Human trajectory prediction is a key module for any autonomously navigating system and its applications cover a wide range from mobile robot navigation, including autonomous driving, smart video surveillance to object tracking. The ability to predict the future movement of humans using their past status can be used to avoid collisions and plan safer paths for an autonomous vehicle. Transformer networks are widely used for Natural Language Processing to model word sequences. In this project, we use transformers for the unique purpose of observing the movement of humans and forecasting their future steps.
We implement the classical attention-based Transformer Network (TF) to predict the future trajectories of individuals in a scene. The project is inspired by the paper "Transformer Networks for Trajectory Forecasting". We build our model using different optimizer and scheduler techniques and analyze the one that gives us the best performance. We then perform extensive testing using the best model and present some quantitative and qualitative results. The results show that our best TF model is able to predict future pedestrian trajectories with an average error of ~45 cm.

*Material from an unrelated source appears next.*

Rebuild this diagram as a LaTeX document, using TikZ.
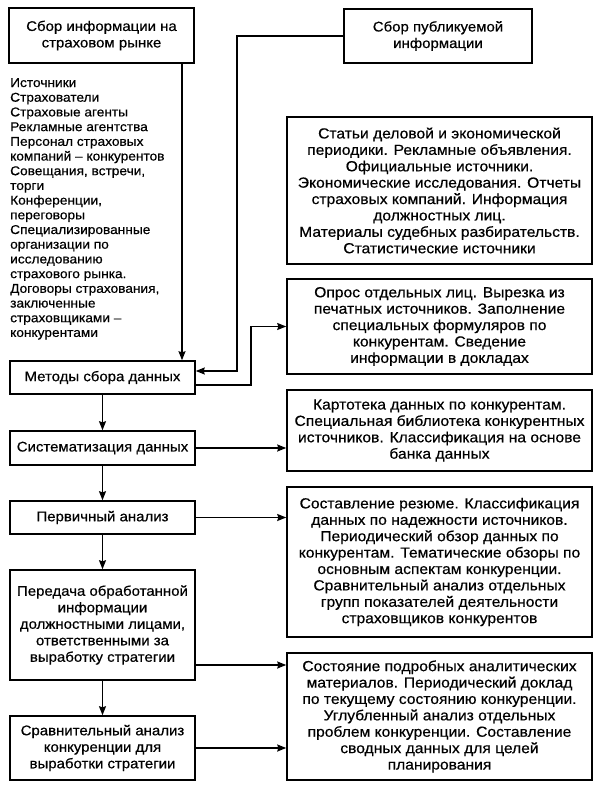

We used the TrajNet dataset which is a superset of diverse datasets. Training on this dataset ensures that our model generalizes and performs well in unseen situations. The directory "dataset" contains all the data from TrajNet. Place the dataset folder in the working directory.
-
Create a \models folder in the working directory.
-
Execute the train.py script.
or
Run the trajectory-prediction.ipynb notebook.
The script/notebook will train the transformer model while performing validation after every epoch. It will save all the plots from the training and validation in the current working directory. This script also performs trajectory predictions after the model has been trained and saves the prediction plots.
The TF implementation uses dmodel = 512, 6 layers and 8 attention heads. The network is trained using an Adam optimizer with a cosine learning rate scheduler. We use an L2 loss between the predicted and target pedestrian trajectories. The dropout probability is 0.1.
- Quantitative Results: The model gave us a Mean Average Displacement (MAD) Error of ~45 cm and Final Average Displacement (FAD) Error of ~1 m.
- Qualitative Results:
To further motivate the quantitative results presented above, we plot the predictions from the Transformer model along with the ground truth for a few randomly selected pedestrians 3. We also plot the observation points that the model uses to make the predictions. The results were quite impressive as we can see that the predictions closely follow the ground truth.